No other animal uses human endeavour to suit their own needs. Whether sitting on top of the bonnet of a freshly driven car; on a cold winters day. Or sitting under it to avoid heavy rain, cats allow the human race to do all the work, and then reap the rewards from it; from the comfort of their own backsides and window-ledges. If true the strong manipulate the weak, and the smart manipulate the strong, then cats are the true kingpins of silent control.
Whenever we feel down; and life finds a way of raining upon our internal sunshine, you can guarantee the cat of your life will pick you up; with their wonderfully odd daily antics. Chasing a light on a wall, spending an hour studying a fly they are never likely to catch, or just rolling around on the floor and lying in funky positions (pictured, top right), cats are natural born entertainers of the unintentional court jester variety. We think it is out of stupidity, but secretly they do this to lift our spirits; as a thank you for all the noms, toys, and attentions.
Dogs are awesome, but they also enjoy rolling around in mud and eating anything they can chew on. Cats on the other hand, are prima-donnas of self-pampering, and carry a level of vanity which would make a Kardashian blush. Lazing on the sofa with a dog is comforting, but, especially with a Bulldog and the larger variety of canine breed, is akin to being squashed beside a morbidly obese man on the tube. With a cat however, they are always clean, fresh and smell good too.

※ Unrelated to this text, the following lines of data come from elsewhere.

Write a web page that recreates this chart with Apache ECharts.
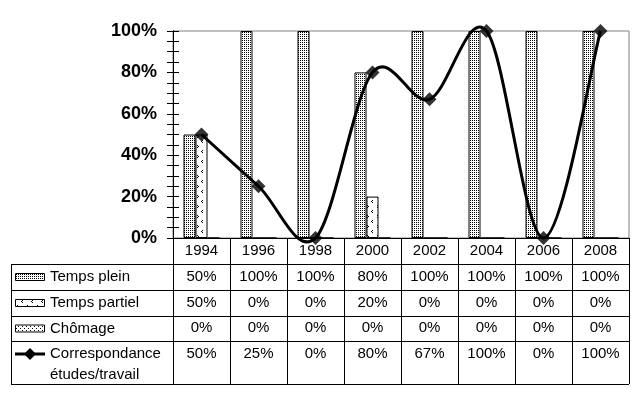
<!DOCTYPE html>
<html>
<head>
<meta charset="utf-8">
<script src="https://cdn.jsdelivr.net/npm/echarts@6/dist/echarts.min.js"></script>
<style>
html,body{margin:0;padding:0;background:#fff;}
#main{width:639px;height:399px;}
</style>
</head>
<body>
<div id="main"></div>
<script>
// ---- data ----
const years = ['1994','1996','1998','2000','2002','2004','2006','2008'];
const tempsPlein = [50,100,100,80,100,100,100,100];
const tempsPartiel = [50,0,0,20,0,0,0,0];
const chomage = [0,0,0,0,0,0,0,0];
const correspondance = [50,25,0,80,67,100,0,100];
const seriesNames = ['Temps plein','Temps partiel','Chômage','Correspondance études/travail'];

// ---- patterns ----
function makePattern(w, h, pts) {
  const c = document.createElement('canvas');
  c.width = w; c.height = h;
  const ctx = c.getContext('2d');
  ctx.fillStyle = '#fff'; ctx.fillRect(0,0,w,h);
  ctx.fillStyle = '#000';
  pts.forEach(p => ctx.fillRect(p[0], p[1], 1, 1));
  return {image: c, repeat: 'repeat'};
}
const patPlein = makePattern(2, 2, [[0,0]]);
const patPartiel = makePattern(10, 10, [[2,0],[1,1],[2,2],[7,5],[8,6],[7,7]]);
const patChomage = makePattern(4, 4, [[0,0],[2,2]]);
const patterns = [patPlein, patPartiel, patChomage];

const FONT = '"Liberation Sans", Arial, sans-serif';
const pct = v => v + '%';

const chart = echarts.init(document.getElementById('main'), null, {renderer: 'canvas'});

const tableRows = [tempsPlein, tempsPartiel, chomage, correspondance];

// graphic: table grid lines + legend column
const rowCenters = [277, 303, 328.5, 354];
const hLines = [264.5, 290.5, 316.5, 341.5, 384.5];
const graphics = [];
hLines.forEach(y => graphics.push({
  type: 'line', shape: {x1: 11, y1: y, x2: 629, y2: y},
  style: {stroke: '#000', lineWidth: 1}, z: 10
}));
graphics.push({type: 'line', shape: {x1: 11.5, y1: 264, x2: 11.5, y2: 385},
  style: {stroke: '#000', lineWidth: 1}, z: 10});
for (let i = 0; i < 3; i++) {
  graphics.push({type: 'rect', shape: {x: 15.5, y: rowCenters[i] - 3.5, width: 29, height: 7},
    style: {fill: patterns[i], stroke: '#000', lineWidth: 1}, z: 10});
}
graphics.push({type: 'line', shape: {x1: 15, y1: 354, x2: 45, y2: 354},
  style: {stroke: '#000', lineWidth: 3}, z: 10});
graphics.push({type: 'polygon', shape: {points: [[30,348],[36,354],[30,360],[24,354]]},
  style: {fill: '#000'}, z: 11});
['Temps plein','Temps partiel','Chômage'].forEach((t, i) => graphics.push({
  type: 'text', x: 50, y: rowCenters[i],
  style: {text: t, font: '15px ' + FONT, fill: '#000', verticalAlign: 'middle', align: 'left'}, z: 10
}));
graphics.push({type: 'text', x: 50, y: 354,
  style: {text: 'Correspondance', font: '15px ' + FONT, fill: '#000', verticalAlign: 'middle'}, z: 10});
graphics.push({type: 'text', x: 50, y: 375,
  style: {text: 'études/travail', font: '15px ' + FONT, fill: '#000', verticalAlign: 'middle'}, z: 10});

const yAxisBase = {
  type: 'value', min: 0, max: 100, interval: 20, position: 'left',
  axisLine: {show: true, lineStyle: {color: '#000', width: 1}},
  splitLine: {show: false},
  minorTick: {show: true, splitNumber: 4, length: 6, lineStyle: {color: '#000'}},
  minorSplitLine: {show: false}
};

// Excel-like smoothed curve (Catmull-Rom bezier through the axis-mapped points)
function renderCurve(params, api) {
  if (params.dataIndex !== 0) return null;
  const pts = correspondance.map((v, i) => api.coord([i, v]));
  const n = pts.length;
  let d = 'M' + pts[0][0] + ' ' + pts[0][1];
  for (let i = 0; i < n - 1; i++) {
    const p0 = pts[Math.max(i - 1, 0)], p1 = pts[i], p2 = pts[i + 1], p3 = pts[Math.min(i + 2, n - 1)];
    const c1x = p1[0] + (p2[0] - p0[0]) / 6, c1y = p1[1] + (p2[1] - p0[1]) / 6;
    const c2x = p2[0] - (p3[0] - p1[0]) / 6, c2y = p2[1] - (p3[1] - p1[1]) / 6;
    d += ' C' + c1x + ' ' + c1y + ' ' + c2x + ' ' + c2y + ' ' + p2[0] + ' ' + p2[1];
  }
  return {type: 'path', shape: {pathData: d},
    style: {stroke: '#000', lineWidth: 3, fill: null, lineJoin: 'round'}};
}

const option = {
  animation: false,
  backgroundColor: '#fff',
  grid: {left: 173, top: 31, width: 456, height: 207, show: true,
    borderColor: '#808080', borderWidth: 1, backgroundColor: 'transparent'},
  graphic: graphics,
  xAxis: {
    type: 'category', data: years,
    axisLine: {show: true, lineStyle: {color: '#000', width: 1}},
    axisTick: {show: true, length: 146, interval: 0, alignWithLabel: false, lineStyle: {color: '#000'}},
    splitLine: {show: false},
    axisLabel: {
      interval: 0, margin: 0, color: '#000', fontFamily: FONT, fontSize: 15,
      lineHeight: 25.75,
      formatter: (v, idx) => [v].concat(tableRows.map(r => pct(r[idx]))).join('\n')
    }
  },
  yAxis: [
    Object.assign({}, yAxisBase, {
      axisTick: {show: true, inside: false, length: 6, lineStyle: {color: '#000'}},
      axisLabel: {show: true, formatter: '{value}%', margin: 16, color: '#000',
        fontFamily: FONT, fontSize: 18, fontWeight: 'bold'}
    }),
    Object.assign({}, yAxisBase, {
      axisTick: {show: true, inside: true, length: 6, lineStyle: {color: '#000'}},
      axisLabel: {show: false}
    })
  ],
  series: [
    {name: seriesNames[0], type: 'bar', data: tempsPlein, barWidth: 12, barGap: '0%',
      itemStyle: {color: patPlein, borderColor: '#000', borderWidth: 1}},
    {name: seriesNames[1], type: 'bar', data: tempsPartiel, barWidth: 12, barGap: '0%',
      itemStyle: {color: patPartiel, borderColor: '#000', borderWidth: 1}},
    {name: seriesNames[2], type: 'bar', data: chomage, barWidth: 12, barGap: '0%',
      itemStyle: {color: patChomage, borderColor: '#000', borderWidth: 1}},
    {name: seriesNames[3], type: 'custom', renderItem: renderCurve, clip: false, z: 5,
      data: correspondance.map((v, i) => [i, v]), encode: {x: 0, y: 1}},
    {name: seriesNames[3] + ' (points)', type: 'scatter', data: correspondance.map((v, i) => [i, v]),
      symbol: 'diamond', symbolSize: 14, z: 6, clip: false, itemStyle: {color: '#000'}}
  ]
};
chart.setOption(option);
</script>
</body>
</html>
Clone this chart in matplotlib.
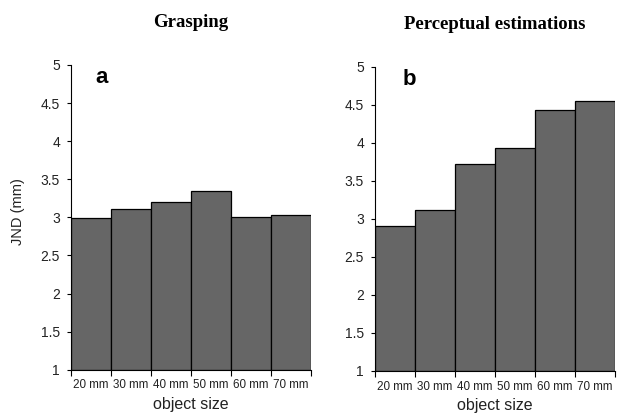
import numpy as np
import matplotlib.pyplot as plt

plt.rcParams['font.family'] = ['Liberation Sans', 'DejaVu Sans']

sizes = ['20 mm', '30 mm', '40 mm', '50 mm', '60 mm', '70 mm']
grasping = [2.99, 3.11, 3.20, 3.34, 3.01, 3.03]
perceptual = [2.90, 3.12, 3.72, 3.93, 4.43, 4.55]
titles = ['Grasping', 'Perceptual estimations']
letters = ['a', 'b']

fig = plt.figure(figsize=(6.18, 4.16), dpi=100)
ax1 = fig.add_axes([0.1149, 0.1113, 0.388, 0.7325])
ax2 = fig.add_axes([0.6068, 0.1082, 0.388, 0.7315])

x = np.arange(len(sizes)) + 0.5
for ax, vals, title, letter, lx in zip([ax1, ax2], [grasping, perceptual], titles, letters, [0.6, 0.68]):
    ax.bar(x, np.array(vals) - 1, bottom=1, width=1.0, color='#666666',
           edgecolor='black', linewidth=0.9)
    ax.set_xlim(0, len(sizes))
    ax.set_ylim(1, 5)
    ax.set_yticks([1, 1.5, 2, 2.5, 3, 3.5, 4, 4.5, 5])
    ax.set_yticklabels(['1', '1.5', '2', '2.5', '3', '3.5', '4', '4.5', '5'], fontsize=10, color='#222222')
    ax.set_xticks(np.arange(len(sizes) + 1))
    ax.set_xticklabels([])
    ax.set_xticks(x, minor=True)
    ax.set_xticklabels(sizes, minor=True, fontsize=8.4, color='#222222')
    ax.tick_params(axis='x', which='minor', length=0, pad=7)
    ax.tick_params(axis='x', which='major', length=4, width=0.8)
    ax.tick_params(axis='y', length=3, width=0.8, pad=5)
    ax.spines['top'].set_visible(False)
    ax.spines['right'].set_visible(False)
    ax.set_xlabel('object size', fontsize=11.5, labelpad=4, color='#222222')
    ax.set_title(title, fontsize=13.5, fontweight='bold', family='Liberation Serif', pad=27)
    ax.text(lx, 4.83, letter, fontsize=16, fontweight='bold', va='center', ha='left')

ax1.set_ylabel('JND (mm)', fontsize=10.5, color='#222222')
ax1.yaxis.set_label_coords(-0.19, 0.52)

plt.savefig('out.png', dpi=100)
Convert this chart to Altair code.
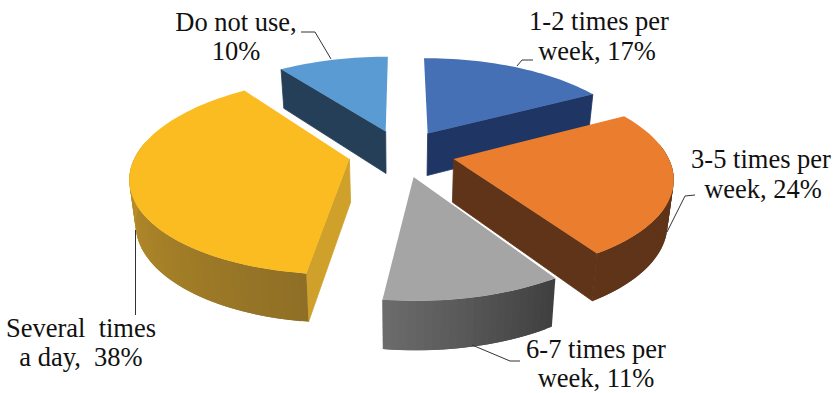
import math
import altair as alt

# Usage frequency shares, in percent, going clockwise from twelve o'clock
categories = ["1-2 times per week", "3-5 times per week", "6-7 times per week", "Several times a day", "Do not use"]
shares = [17, 24, 11, 38, 10]

top_colors = ["#4570B5", "#EA7D2E", "#A5A5A5", "#FBBC21", "#5B9BD3"]
cut_colors = ["#1F3564", "#5F3418", "#5A5A5A", "#CFA02A", "#243F57"]
# rim colour at the start and at the end of each slice's arc
rim_colors = [("#1F3564", "#1F3564"), ("#5F3418", "#5F3418"), ("#3F3F3F", "#6C6C6C"),
              ("#8F6F26", "#D8A62C"), ("#243F57", "#243F57")]

label_lines = ["Do not use,", "10%", "1-2 times per", "week, 17%", "3-5 times per", "week, 24%",
               "Several\u00a0 times", "a day,\u00a0 38%", "6-7 times per", "week, 11%"]
label_x = [236, 236, 599, 597, 761, 763, 81, 81, 596, 596]
label_y = [31, 60, 30, 60, 168, 198, 337, 366, 358, 387]

leader_paths = [
    [(301, 32), (315, 32), (331, 59)],
    [(533, 60), (522, 60), (517, 66)],
    [(695, 195), (685, 196), (667, 232)],
    [(135.5, 230), (135.5, 315)],
    [(472, 345), (510, 361), (520, 361)],
]

# Tilted, perspective view of the exploded disc
CX, CY = 401.5, 153
RX, RY = 213, 94
PERSPECTIVE = 0.168
EXPLODE = 0.25
DEPTH = 43
BASE_SHRINK = 0.977
RIM_CUTOFF = 0.15  # rim strips further back than this are hidden behind the top face


def project(x, y):
    s = 1 / (1 + PERSPECTIVE * y)
    return (CX + RX * x * s, CY - RY * y * s, s)


def top_point(x, y):
    px, py, _ = project(x, y)
    return [px, py]


def base_point(x, y):
    px, py, s = project(x, y)
    return [CX + (px - CX) * BASE_SHRINK, py + DEPTH * s ** 0.6]


def mix(a, b, t):
    ca = [int(a[i:i + 2], 16) for i in (1, 3, 5)]
    cb = [int(b[i:i + 2], 16) for i in (1, 3, 5)]
    return "#" + "".join(f"{round(p + (q - p) * t):02x}" for p, q in zip(ca, cb))


def polygon(points, fill, outline="transparent"):
    ring = points + [points[0]]
    return {"type": "Feature", "properties": {"fill": fill, "outline": outline},
            "geometry": {"type": "Polygon", "coordinates": [ring]}}


def wall(ox, oy, edge, color):
    # Outlined in its own colour so the joint with the rim does not show
    return polygon([top_point(ox, oy), top_point(*edge), base_point(*edge), base_point(ox, oy)], color, color)


def slice_faces(start, share, top, cut, rim):
    end = start + share * 3.6
    mid = math.radians((start + end) / 2)
    ox, oy = EXPLODE * math.sin(mid), EXPLODE * math.cos(mid)
    steps = max(12, int(share * 2))
    angles = [math.radians(start + (end - start) * i / steps) for i in range(steps + 1)]
    rim_xy = [(ox + math.sin(a), oy + math.cos(a)) for a in angles]

    faces = []
    # Only the cut walls that turn toward the viewer get drawn
    if math.sin(math.radians(start)) < -0.01:
        faces.append(wall(ox, oy, rim_xy[0], cut))
    if math.sin(math.radians(end)) > 0.01:
        faces.append(wall(ox, oy, rim_xy[-1], cut))
    # Each rim strip runs one step past its neighbour so no seams show through
    for i in range(steps):
        if math.cos(angles[i]) > RIM_CUTOFF and math.cos(angles[i + 1]) > RIM_CUTOFF:
            continue
        p, q = rim_xy[i], rim_xy[min(i + 2, steps)]
        faces.append(polygon([top_point(*p), top_point(*q), base_point(*q), base_point(*p)],
                             mix(rim[0], rim[1], (i + 0.5) / steps)))
    faces.append(polygon([top_point(ox, oy)] + [top_point(*p) for p in rim_xy], top))
    return faces


starts = [sum(shares[:i]) * 3.6 for i in range(len(shares))]
# Painted back to front
paint_order = [4, 0, 3, 1, 2]
features = []
for k in paint_order:
    features += slice_faces(starts[k], shares[k], top_colors[k], cut_colors[k], rim_colors[k])

leader_features = [
    {"type": "Feature", "properties": {},
     "geometry": {"type": "LineString", "coordinates": [list(p) for p in path]}}
    for path in leader_paths
]

identity = dict(type="identity", scale=1, translate=[0, 0])

pie = (
    alt.Chart(alt.Data(values=features))
    .mark_geoshape(strokeWidth=0.8)
    .encode(
        fill=alt.Fill("properties.fill:N", scale=None, legend=None),
        stroke=alt.Stroke("properties.outline:N", scale=None, legend=None),
    )
    .project(**identity)
)

leaders = (
    alt.Chart(alt.Data(values=leader_features))
    .mark_geoshape(filled=False, stroke="#333333", strokeWidth=1)
    .project(**identity)
)

labels = (
    alt.Chart(alt.Data(values=[
        {"line": t, "x": x, "y": y} for t, x, y in zip(label_lines, label_x, label_y)
    ]))
    .mark_text(font="'Liberation Serif', 'Times New Roman', serif", fontSize=26.5, color="#111111",
               align="center", baseline="alphabetic")
    .encode(
        x=alt.X("x:Q", scale=None, axis=None),
        y=alt.Y("y:Q", scale=None, axis=None),
        text="line:N",
    )
)

chart = (
    alt.layer(pie, leaders, labels)
    .properties(width=833, height=393, padding=0, autosize=alt.AutoSizeParams(type="none"), background="white")
    .configure_view(stroke=None)
)

chart.save("out.html", embed_options={"renderer": "svg", "actions": False})
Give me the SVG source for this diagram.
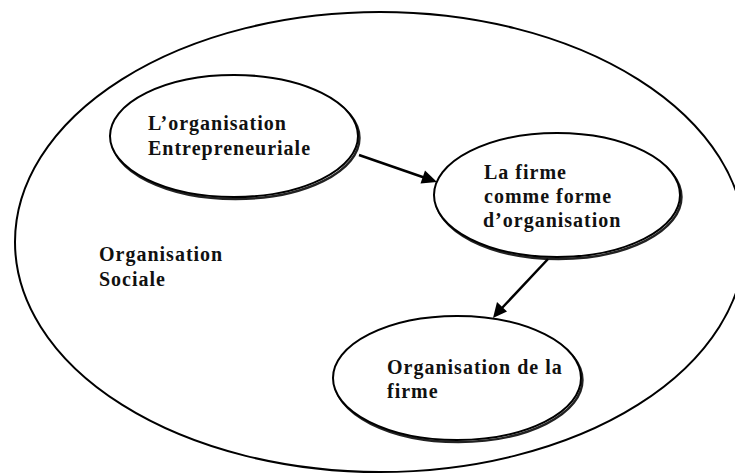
<svg xmlns="http://www.w3.org/2000/svg" width="735" height="473" viewBox="0 0 735 473">
  <style>
    .rim { fill: none; stroke: #000; stroke-width: 2; }
    .shade { fill: none; stroke: #222; stroke-width: 2.4; }
    .node { fill: #fff; stroke: #000; stroke-width: 2; }
    .lbl { font-family: "Liberation Serif", "Times New Roman", serif; font-weight: bold; font-size: 20px; letter-spacing: 1px; fill: #111; }
    .link { stroke: #000; stroke-width: 2.5; fill: none; }
    .tip { fill: #000; }
  </style>
  <rect width="735" height="473" fill="#fff"/>

  <!-- enclosing social organisation (runs slightly past the right and bottom borders) -->
  <g id="organisation-sociale">
    <ellipse class="rim" cx="380" cy="242" rx="365" ry="230"/>
    <text class="lbl" x="99" y="261">Organisation</text>
    <text class="lbl" x="99" y="286">Sociale</text>
  </g>

  <g id="organisation-entrepreneuriale">
    <ellipse class="shade" cx="235.5" cy="138" rx="124" ry="61"/>
    <ellipse class="node" cx="234" cy="136" rx="124" ry="61"/>
    <text class="lbl" x="148" y="130">L’organisation</text>
    <text class="lbl" x="148" y="155">Entrepreneuriale</text>
  </g>

  <g id="firme-forme-organisation">
    <ellipse class="shade" cx="558.5" cy="197" rx="123" ry="62"/>
    <ellipse class="node" cx="557" cy="195" rx="123" ry="62"/>
    <text class="lbl" x="484" y="179">La firme</text>
    <text class="lbl" x="484" y="203">comme forme</text>
    <text class="lbl" x="483" y="227">d’organisation</text>
  </g>

  <g id="organisation-firme">
    <ellipse class="shade" cx="458.5" cy="380" rx="124" ry="62"/>
    <ellipse class="node" cx="457" cy="378" rx="124" ry="62"/>
    <text class="lbl" x="387" y="374">Organisation de la</text>
    <text class="lbl" x="387" y="398">firme</text>
  </g>

  <g id="connectors">
    <line class="link" x1="359" y1="155" x2="424" y2="177.5"/>
    <path class="tip" d="M437,182 L420.5,183.5 L425,170.5 Z"/>
    <line class="link" x1="548" y1="259" x2="502" y2="308"/>
    <path class="tip" d="M493,318 L497,302 L507,311.5 Z"/>
  </g>
</svg>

Most people see a cardboard box as a boring, bland item used to contain objects. Cats on the other hand, see them as an ivory fortress. Not only this, but they like to pretend hoovers are Godzilla, washing machines are aliens, and dustbin-men belong to a secret force, trying to expose cats as masters of the universe.
If I decided to sit on your laptop or Smartphone; while you enjoyed some relaxing entertainment time, or kept tugging your leg as you read an engrossing book, you may end up punching me in the particulars; and with just cause. If a moggy does it; it's okay. Cats have a unique power in being ridiculously annoying, yet so damn cute at the same time; and you cannot help but grow closer to them for this. It is not even their size; as loveable as Pugs are, they simply cannot get away with it. A rare gift.
Cats are silent assassins. While we believe they sleep for sixteen hours of an average day out of laziness, half of these are actually spent meditating; in order to reach a deeper awareness of the world around them, and decide how to catch any local invader Pigeons invading their territory. Either way, sitting in a silent room with a sleeping cat, creates a very Zen feeling.
The Ancient Egyptians built the fundamentals for what was to become the basis of modern civilization. They also worshipped cats. Coincidence? I think not.
In the end, cats allow us to believe we created Earth and its wonders. They allow us to think that they are nothing more than silly, self-absorbed lazy buggers, so that we leave them be in their true reality; that they rule everything on the planet. Cats have a secret covert wireless network, where each one can communicate to each other, at any place in the world; invented way before the Internet, They use it to organize all the world human leaders, and make decisions for them; explaining why the price of cat food remains inexpensive, and the lucky cat ethos of the Chinese. Be warned however, only cat lovers are allowed to have this knowledge, and must take an oath to keep it silent; or face their global wrath of intense stares, and lack of attentions.